How we harvest seaweed impacts the ecosystem and local communities of the Outer Hebrides, making the sustainability of our methods of primary importance. Our responsibility starts with the harvest and the sustainable methods our Harvesters practice. Here’s a glimpse at how we bring ethically-sourced seaweed to people in Scotland and beyond.
For much of Scottish history, locals harvested seaweed by hand. Harvesters who keep with this tradition venture out during low tide to remove Ascophyllum nodosum seaweed from submerged rocks or boulders. Using a serrated sickle, Harvesters cut the seaweed from its holdfast (root), taking deliberate care to leave 5 to 20 cm still attached to the stone.
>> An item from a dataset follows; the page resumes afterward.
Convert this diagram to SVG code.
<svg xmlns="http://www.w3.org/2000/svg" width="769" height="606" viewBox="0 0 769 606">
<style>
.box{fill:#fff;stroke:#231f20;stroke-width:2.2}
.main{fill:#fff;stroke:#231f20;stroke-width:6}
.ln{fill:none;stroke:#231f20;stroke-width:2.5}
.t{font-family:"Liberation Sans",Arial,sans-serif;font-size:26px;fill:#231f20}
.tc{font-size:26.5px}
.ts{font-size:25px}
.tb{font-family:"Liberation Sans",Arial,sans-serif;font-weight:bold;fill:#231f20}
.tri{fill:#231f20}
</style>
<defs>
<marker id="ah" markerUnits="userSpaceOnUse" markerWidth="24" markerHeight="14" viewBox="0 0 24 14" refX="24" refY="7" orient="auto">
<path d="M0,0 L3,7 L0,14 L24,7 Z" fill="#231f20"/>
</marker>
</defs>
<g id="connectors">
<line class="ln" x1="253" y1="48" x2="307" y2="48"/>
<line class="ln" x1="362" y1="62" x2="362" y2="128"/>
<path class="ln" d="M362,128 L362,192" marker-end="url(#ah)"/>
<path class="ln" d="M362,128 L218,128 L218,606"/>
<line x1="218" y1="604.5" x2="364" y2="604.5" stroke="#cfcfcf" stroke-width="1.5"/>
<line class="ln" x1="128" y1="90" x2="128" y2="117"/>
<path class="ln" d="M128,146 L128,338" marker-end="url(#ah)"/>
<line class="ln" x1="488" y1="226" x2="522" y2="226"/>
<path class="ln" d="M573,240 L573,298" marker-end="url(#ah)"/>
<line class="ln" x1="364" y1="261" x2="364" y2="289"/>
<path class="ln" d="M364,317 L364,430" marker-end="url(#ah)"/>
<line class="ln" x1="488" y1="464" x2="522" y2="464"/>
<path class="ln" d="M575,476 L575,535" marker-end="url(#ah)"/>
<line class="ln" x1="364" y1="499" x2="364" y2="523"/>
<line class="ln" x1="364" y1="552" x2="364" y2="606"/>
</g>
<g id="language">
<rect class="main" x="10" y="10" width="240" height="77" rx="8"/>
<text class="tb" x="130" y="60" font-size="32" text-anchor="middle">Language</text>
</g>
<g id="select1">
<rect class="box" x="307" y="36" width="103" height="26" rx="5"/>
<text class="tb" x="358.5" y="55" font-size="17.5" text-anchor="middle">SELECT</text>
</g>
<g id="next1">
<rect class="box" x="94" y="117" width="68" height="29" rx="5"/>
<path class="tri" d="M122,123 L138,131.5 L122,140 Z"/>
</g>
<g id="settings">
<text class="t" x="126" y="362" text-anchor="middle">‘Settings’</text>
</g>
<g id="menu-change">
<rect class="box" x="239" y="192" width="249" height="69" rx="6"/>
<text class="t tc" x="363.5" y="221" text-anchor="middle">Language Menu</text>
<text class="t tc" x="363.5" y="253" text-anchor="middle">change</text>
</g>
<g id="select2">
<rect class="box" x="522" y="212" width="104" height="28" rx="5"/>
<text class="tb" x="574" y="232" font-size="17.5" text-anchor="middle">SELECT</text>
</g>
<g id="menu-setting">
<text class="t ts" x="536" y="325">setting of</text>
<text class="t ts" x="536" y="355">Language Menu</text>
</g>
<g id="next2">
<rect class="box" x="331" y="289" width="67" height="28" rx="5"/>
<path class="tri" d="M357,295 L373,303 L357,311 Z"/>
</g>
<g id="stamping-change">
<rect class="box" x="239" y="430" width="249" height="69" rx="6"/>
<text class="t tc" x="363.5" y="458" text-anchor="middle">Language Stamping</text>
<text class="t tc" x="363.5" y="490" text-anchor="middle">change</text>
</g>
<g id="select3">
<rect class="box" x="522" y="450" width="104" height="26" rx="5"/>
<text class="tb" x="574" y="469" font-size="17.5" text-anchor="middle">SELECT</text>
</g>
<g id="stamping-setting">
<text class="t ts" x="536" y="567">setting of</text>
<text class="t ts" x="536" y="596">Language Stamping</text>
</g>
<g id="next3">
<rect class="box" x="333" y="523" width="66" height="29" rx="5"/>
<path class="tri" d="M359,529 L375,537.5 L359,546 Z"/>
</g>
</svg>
This allows the seaweed to regrow and flourish now and in the future.
As Harvesters cut seaweed from the rocks, they gather the vegetation together and bring their landings to the shore for processing. If you’ve been along the coast of North Uist, you’ve likely witnessed Harvesters wearing hip waders moving from one seaweed cluster to another. Under our natural resource management, each harvested patch of seaweed is left to grow for three to five years before Harvesters return again.
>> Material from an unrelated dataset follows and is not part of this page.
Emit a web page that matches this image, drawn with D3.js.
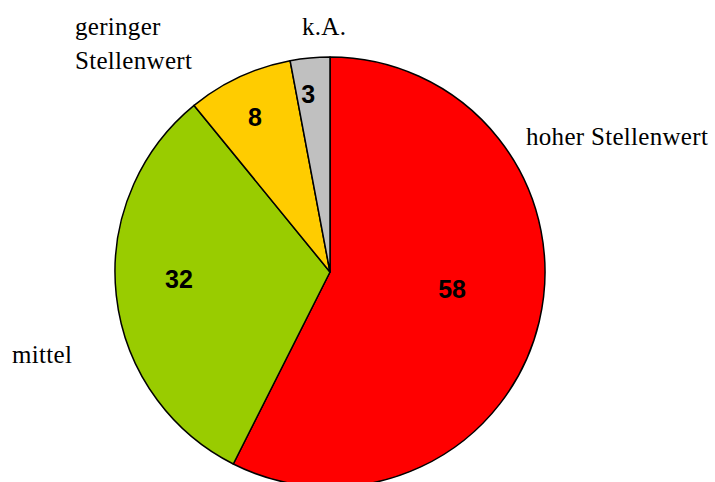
<!doctype html>
<html lang="de">
<head>
  <meta charset="utf-8">
  <script src="https://d3js.org/d3.v7.min.js"></script>
  <style>
    body { margin: 0; background: #fff; }
    svg { display: block; }
    .lab { font-family: "Liberation Serif", "Times New Roman", serif; font-size: 25px; letter-spacing: 0.3px; }
    .val { font-family: "Liberation Sans", Arial, sans-serif; font-weight: bold; font-size: 25px; }
  </style>
</head>
<body>
  <svg id="chart"></svg>
  <script>
    // data
    const categories = ["hoher Stellenwert", "mittel", "geringer Stellenwert", "k.A."];
    const values = [58, 32, 8, 3];
    const colors = ["#FF0000", "#99CC00", "#FFCC00", "#C0C0C0"];

    // label placement (relative to pie centre), text split into lines
    const outerLabels = [
      { lines: ["hoher Stellenwert"], dx: 196, dy: -127 },
      { lines: ["mittel"], dx: -318, dy: 91 },
      { lines: ["geringer", "Stellenwert"], dx: -255, dy: -237 },
      { lines: ["k.A."], dx: -28, dy: -237 }
    ];
    // value labels: fraction of radius, angle shift in degrees
    const valueRadius = [0.573, 0.703, 0.80, 0.836];
    const valueShift = [-5.5, 3.5, -0.9, -1.6];

    const width = 715, height = 482;
    const cx = 330, cy = 272, r = 215;

    const svg = d3.select("#chart")
      .attr("width", width)
      .attr("height", height);

    const pie = d3.pie().sort(null).value(d => d)(values);
    const arc = d3.arc().innerRadius(0).outerRadius(r);

    const g = svg.append("g").attr("transform", `translate(${cx},${cy})`);

    g.selectAll("path")
      .data(pie)
      .join("path")
        .attr("d", arc)
        .attr("fill", (d, i) => colors[i])
        .attr("stroke", "#000")
        .attr("stroke-width", 1.5)
        .attr("stroke-linejoin", "round");

    g.selectAll("text.val")
      .data(pie)
      .join("text")
        .attr("class", "val")
        .attr("transform", (d, i) => {
          const a = (d.startAngle + d.endAngle) / 2 + valueShift[i] * Math.PI / 180;
          const rr = r * valueRadius[i];
          return `translate(${rr * Math.sin(a)},${-rr * Math.cos(a)})`;
        })
        .attr("dy", "0.36em")
        .attr("text-anchor", "middle")
        .text(d => d.data);

    const lab = g.selectAll("text.lab")
      .data(outerLabels)
      .join("text")
        .attr("class", "lab")
        .attr("fill", "#000");

    lab.selectAll("tspan")
      .data(d => d.lines.map((t, j) => ({ t, j, p: d })))
      .join("tspan")
        .attr("x", d => d.p.dx)
        .attr("y", d => d.p.dy + d.j * 34)
        .text(d => d.t);
  </script>
</body>
</html>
Traditional harvesting methods are at the mercy of the tides. When the ocean waves roll in, the harvest comes to a halt. Yet through the innovation of our boat and rake method, our Harvesters are able to increase their daily seaweed landings without straining the vibrant local ecosystem.
Using a customized rake with an extended handle, our Harvesters now gather Ascophyllum nodosum at high or low tide. As they prune a sustainable amount of the seaweed with their specially-designed rake, they can immediately deposit it into the boat’s hold and move on to the next plant. Just like harvesting by hand, this method stimulates seaweed growth in the long-term and leaves enough vegetation for marine biodiversity to thrive.